Pregnancy is an exciting, stressful and scary time in your life. Although it is important to relax and enjoy your pregnancy, it is also important to be aware of potential risks that can affect the health of both you and your baby. One such risk is premature contractions or premature labor. There are particular risk factors that can increase the likelihood of premature contractions. Having any of the risk factors does not mean that you will have premature contractions. On the other hand, a woman may have premature contractions for no discernible reason. If any of these risk factors apply to you, discuss your concerns with your doctor.
Significant Risk Factors
You are at the greatest risk for premature contractions if you are pregnant with multiples, have cervical or uterine abnormalities, or had a previous premature pregnancy.
Medical Risk Factors
You may be at a higher risk for premature contractions if you have frequent urinary tract, bladder and kidney infections, vaginal bleeding after the 20th week of pregnancy, high blood pressure, diabetes, kidney disease, a clotting disorder, or became pregnant again quickly after giving birth.
If you smoke, drink, use drugs, do not get proper prenatal care, are a victim of domestic violence or abuse, have high levels of stress, or work for long hours and stand for extended periods of time, you may be at risk for premature contractions.
Some warning signs of premature labor or contractions include: a contraction every 10 minutes, cramps in your lower abdomen (they may come and go or be constant), a watery discharge from your vagina, a dull pain in your lower back or pelvic pressure.
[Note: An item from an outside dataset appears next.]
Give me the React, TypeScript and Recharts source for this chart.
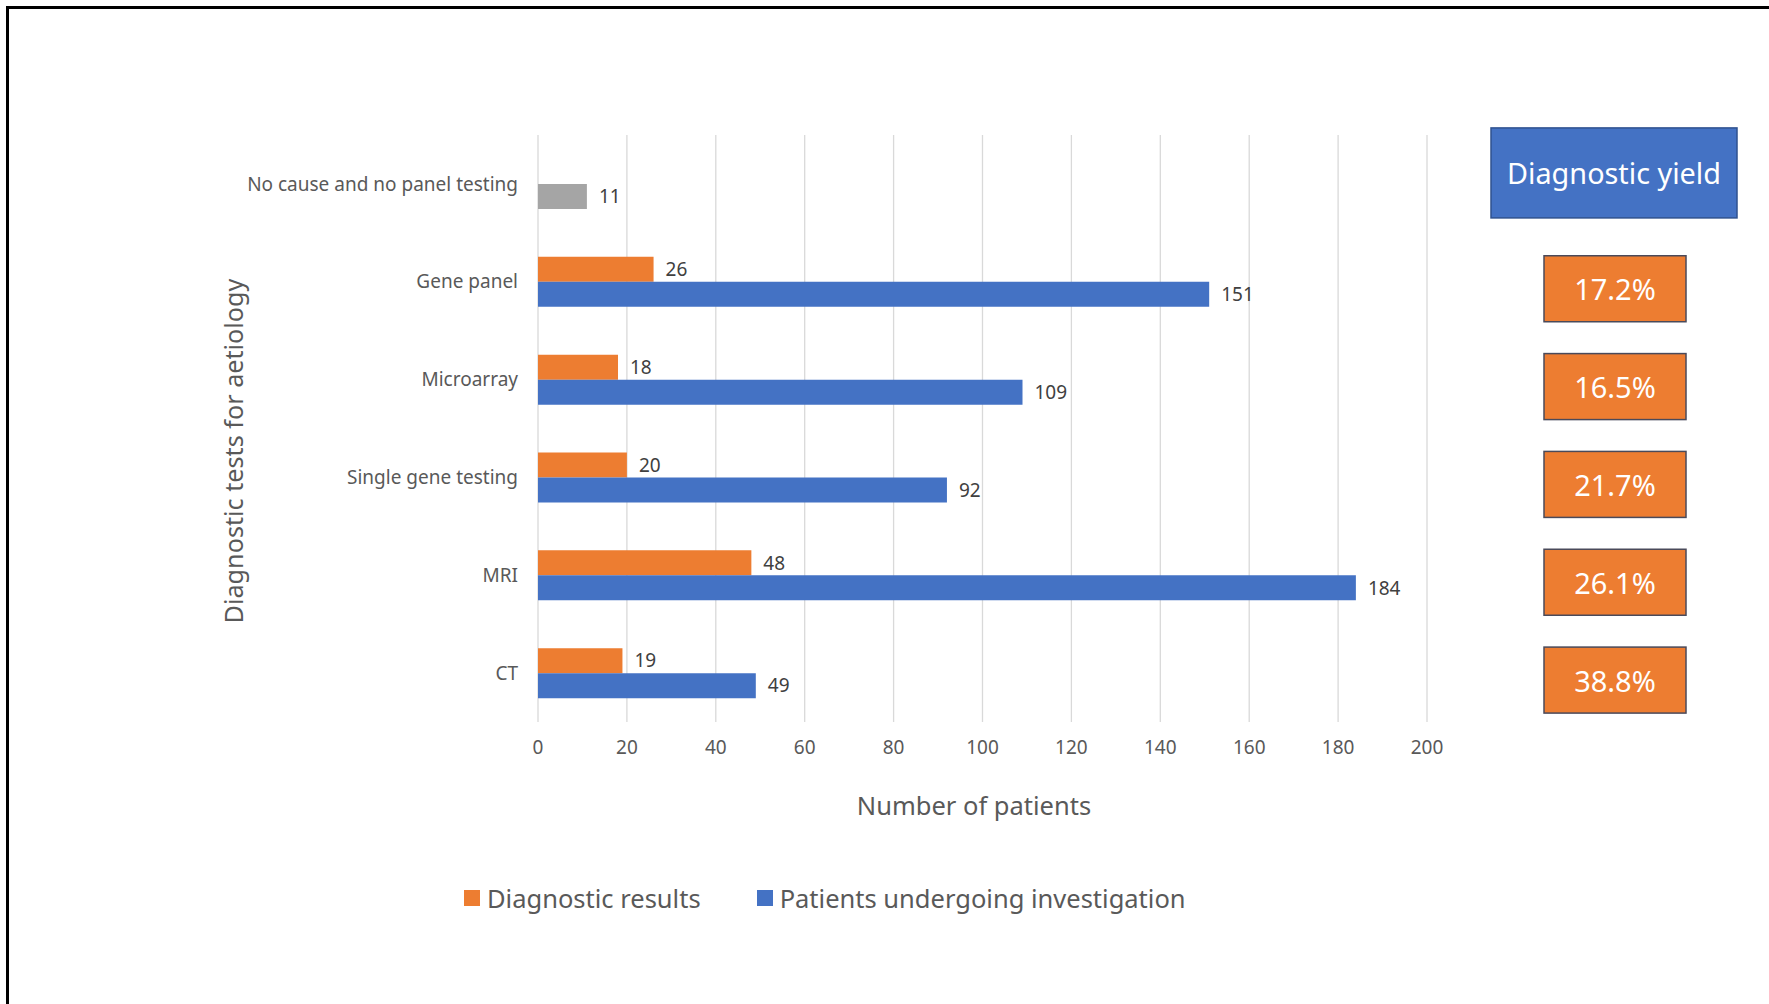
import React from "react";
import {
  BarChart,
  Bar,
  XAxis,
  YAxis,
  CartesianGrid,
  Cell,
  LabelList,
  Legend,
  Label,
} from "recharts";

const categories = [
  "No cause and no panel testing",
  "Gene panel",
  "Microarray",
  "Single gene testing",
  "MRI",
  "CT",
];
const diagnosticResults = [null, 26, 18, 20, 48, 19];
const patientsInvestigated = [11, 151, 109, 92, 184, 49];
const yieldLabels = ["Diagnostic yield", "17.2%", "16.5%", "21.7%", "26.1%", "38.8%"];
const xTicks = [0, 20, 40, 60, 80, 100, 120, 140, 160, 180, 200];

const ORANGE = "#ED7D31";
const BLUE = "#4472C4";
const GREY = "#A5A5A5";
const TEXT = "#595959";
const FONT = "'Noto Sans', sans-serif";

const data = categories.map((name, i) => ({
  name,
  results: diagnosticResults[i],
  patients: patientsInvestigated[i],
}));

// boxes on the right: header for the first row, yield % for the rest
const YieldTick = (props: any) => {
  const { x, y, payload } = props;
  const i = categories.indexOf(payload.value);
  if (i < 0) return null;
  if (i === 0) {
    return (
      <g>
        <rect x={x + 64} y={y - 56} width={246} height={90} fill={BLUE} stroke="#2F528F" strokeWidth={1.5} />
        <text x={x + 187} y={y - 11} textAnchor="middle" dominantBaseline="central" fill="#fff" fontSize={28.8} fontFamily={FONT}>
          {yieldLabels[i]}
        </text>
      </g>
    );
  }
  return (
    <g>
      <rect x={x + 117} y={y - 26} width={142} height={66} fill={ORANGE} stroke="#4a4a5a" strokeWidth={1.5} />
      <text x={x + 188} y={y + 7} textAnchor="middle" dominantBaseline="central" fill="#fff" fontSize={29} fontFamily={FONT}>
        {yieldLabels[i]}
      </text>
    </g>
  );
};

const LegendContent = () => (
  <div style={{ display: "flex", alignItems: "center", fontFamily: FONT, fontSize: 25.5, color: TEXT }}>
    <span style={{ width: 16, height: 16, background: ORANGE, marginRight: 7 }} />
    <span style={{ marginRight: 56 }}>Diagnostic results</span>
    <span style={{ width: 16, height: 16, background: BLUE, marginRight: 7 }} />
    <span>Patients undergoing investigation</span>
  </div>
);

const App = () => {
  return (
    <div style={{ position: "absolute", left: 0, top: 0, width: 1769, height: 1004, background: "#fff" }}>
      <div
        style={{
          position: "absolute",
          left: 6,
          top: 6,
          width: 1763,
          height: 998,
          borderTop: "3px solid #000",
          borderLeft: "3px solid #000",
          boxSizing: "border-box",
        }}
      />
      <div style={{ position: "absolute", left: 0, top: 0 }}>
        <BarChart
          width={1769}
          height={1004}
          data={data}
          layout="vertical"
          barSize={25}
          barGap={0}
          margin={{ top: 135, right: 42, bottom: 242, left: 150 }}
        >
          <CartesianGrid horizontal={false} stroke="#d9d9d9" strokeWidth={1.3} />
          <XAxis
            type="number"
            domain={[0, 200]}
            ticks={xTicks}
            axisLine={false}
            tickLine={false}
            tickMargin={13}
            height={40}
            tick={{ fill: TEXT, fontSize: 19, fontFamily: FONT }}
          >
            <Label
              content={(p: any) => {
                const vb = p.viewBox;
                return (
                  <text x={974} y={vb.y + 83} textAnchor="middle" dominantBaseline="central" fill={TEXT} fontSize={25.5} fontFamily={FONT}>
                    Number of patients
                  </text>
                );
              }}
            />
          </XAxis>
          <YAxis
            type="category"
            dataKey="name"
            width={388}
            axisLine={false}
            tickLine={false}
            tickMargin={14}
            tick={{ fill: TEXT, fontSize: 19, fontFamily: FONT }}
          >
            <Label
              content={() => (
                <text
                  x={233}
                  y={451}
                  transform="rotate(-90 233 451)"
                  textAnchor="middle"
                  dominantBaseline="central"
                  fill={TEXT}
                  fontSize={25.2}
                  fontFamily={FONT}
                >
                  Diagnostic tests for aetiology
                </text>
              )}
            />
          </YAxis>
          <YAxis
            yAxisId="yield"
            orientation="right"
            type="category"
            dataKey="name"
            width={300}
            axisLine={false}
            tickLine={false}
            tickSize={0}
            tickMargin={0}
            tick={<YieldTick />}
          />
          <Legend
            layout="horizontal"
            verticalAlign="middle"
            align="center"
            wrapperStyle={{ top: 881, left: 464, width: "auto" }}
            content={<LegendContent />}
          />
          <Bar dataKey="results" name="Diagnostic results" fill={ORANGE} isAnimationActive={false}>
            <LabelList dataKey="results" position="right" offset={12} fill="#404040" fontSize={19} fontFamily={FONT} />
          </Bar>
          <Bar dataKey="patients" name="Patients undergoing investigation" fill={BLUE} isAnimationActive={false}>
            {data.map((d, i) => (
              <Cell key={d.name} fill={i === 0 ? GREY : BLUE} />
            ))}
            <LabelList dataKey="patients" position="right" offset={12} fill="#404040" fontSize={19} fontFamily={FONT} />
          </Bar>
        </BarChart>
      </div>
    </div>
  );
};

export default App;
If you experience any of these symptoms, call your doctor immediately.
What to Do
If you believe that you are experiencing premature contractions, call your doctor. There are some things that you can do at home to help. Empty your bladder. Do not lie flat on your back. Lie down on your left side. Dehydration can contribute to premature contractions so be sure to drink plenty of water. After one hour, if the symptoms do not improve or they get worse, call your doctor again or consider going to the emergency room.
Magnesium sulfate can be used to treat premature contractions. It is given through an IV and may cause nausea. A large, initial dose is administered. A smaller amount is then given continuously for the next 12 to 24 hours.
If the doctor feels that your premature contractions cannot be stopped and premature delivery is inevitable, she may give you Corticosteroid. This will help accelerate the baby's lung and brain growth.